Play and purpose

News | March 28, 2024

Three St. Paul athletes reflect on how play and purpose intersect in their lives.

Ramsey Vens
St. Ambrose University Men’s and Women’s Swim Coach

Ramsey Vens isn’t just showing her college and club swimmers proper technique, she actively guides these athletes during the formative years of their lives, showing up as a positive emotional support and demonstrating how to walk through adult life.

Ramsey showed an aptitude for swimming at a young age and quickly passed through swim lessons and onto club swimming. During her senior year of college, she was hired to coach a high school swim club and has gone on to coach at both the club and collegiate level. Ramsey is currently the head coach of the Men’s and Women’s Swim teams at St. Ambrose University, and she runs a swimming program with her wife Connie right out of their home pool.

“When I was just starting, did I imagine being a swim coach would be my profession? No, but I love it and couldn’t imagine doing anything else. Finding your purpose is something a lot of people struggle with. I wouldn’t be honest if I said I hadn’t struggled with that many times myself,” Ramsey said. “We often ask ourselves ‘Is the direction I’m going where I want to be in my life right now? Am I filling my cup?’ What I come back to is God put me in this position to help these athletes, and not just for performance reasons. I’m here to be an emotional support in their lives, showing them that they are heard and that I relate to what they’re going through. If there’s anything they need to tackle in their lives, inside or outside of swimming, I’m there for them. Communication is important to me and when I struggle, I share my struggles with them as well.”

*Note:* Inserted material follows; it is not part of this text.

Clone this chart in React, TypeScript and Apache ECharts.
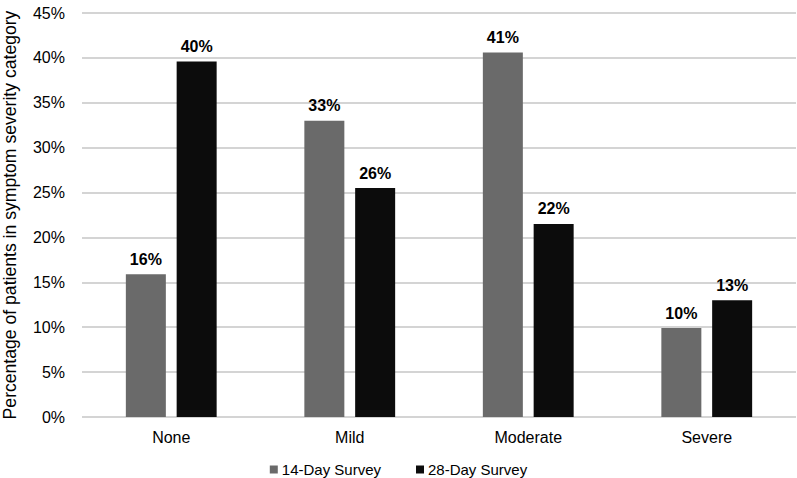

Ramsey knows being an athlete and a swimmer are important and often identity-defining to younger athletes, but she encourages and challenges them to do more and be more.

“I always try to have compassion for every swimmer, both with the college kids and the younger club swimmers. Swimming is a part of them but it’s not who they are. It’s important for each swimmer to have other passions to be involved with,” she said. “If we have a goal to be super successful at the end of the season, there are sacrifices to be made but these swimmers shouldn’t give up the other things they love. Being a multi-sport athlete builds character. They’re still figuring out who they are so for me to pigeonhole them would be a disservice.”

Dave Juehring
Olympic bobsled coach and team leader

Dave Juerhing’s passion for sports is in his blood. In high school, at Davenport West, Dave was an All-American shot put and discus thrower, attending Iowa State University on a track scholarship. He later found his way onto the ice, first competing in inline skating before moving to bobsled and skeleton.

For more than 12 years, Dave was active with the U.S. Olympic Bobsled Program as a driving coach and team leader. In 2002, he helped lead the first-ever women’s bobsled team to gold and men’s teams to silver and bronze (the first men’s win in 50 years) at the Salt Lake City Olympics.

“Athletics has always been a big part of my life. Going to the Olympics was an incredible experience but at the end of the day you’re developing people; you’re helping people get to a better destination in their lives and becoming the best they can be.”

Dave may have spent some of his professional life on the world stage, but it was at home with his family that he saw the biggest impact.

“The crowning jewel of my athletics was working with our son Dane. He was a high school shot putter and helping him meant so much to me. It’s about watching them grow and creating a community that supports and helps each other.”

Dave is also the director of the Chiropractic Rehabilitation and Sports Injury Department at Palmer Chiropractic College in Davenport.

“It’s the same with my work. I enjoy what I do. Whether you’re working with a patient or working with a student to become a doctor, it always comes back to helping people and improving the larger community.”

Isabella Sels

Isabella grew up with a focus on creating art and playing piano, but taking a chance on a summer camp helped her find one of her deepest passions: rowing.

In the summer before she started eighth grade, Isabella, inspired by a friend’s older brother, decided to sign up for a summer camp for beginning rowers. That summer, she found close friends, a love of being on the water, and a sport that stuck with her.

Rowing is a year-long sport. When not out on the water, training doesn’t stop, stepping out of the boats and onto rowing machines. Last year, Isabella and her team qualified for the national rowing competition. During spring break, she and her teammates headed down to Sarasota, Florida to train on the national course. Now a sophomore at Pleasant Valley High School, Isabella continues to learn, grow, and challenge herself.

“Rowing has become my main activity. I practice nearly every day. I have goals to work toward and I strive to keep getting better. And our team has goals together.”

Isabella believes persistence, resilience, a willingness to grow and challenge yourself as well as supporting your teammates are important attributes for athletes to have.

“It takes a lot of trust in each other to row and get through a race together, especially when you get into the bigger boats. You must trust that the other people are doing their job while you do yours. It’s all about getting to know your teammates and being in sync with each other.”

Isabella said her faith helps her work through pre-race nerves.

“Rowing isn’t an easy sport. I rely on God to give me confidence and strength, especially when I’m nervous. Being out there, on the water, surrounded by nature, that’s what God created.”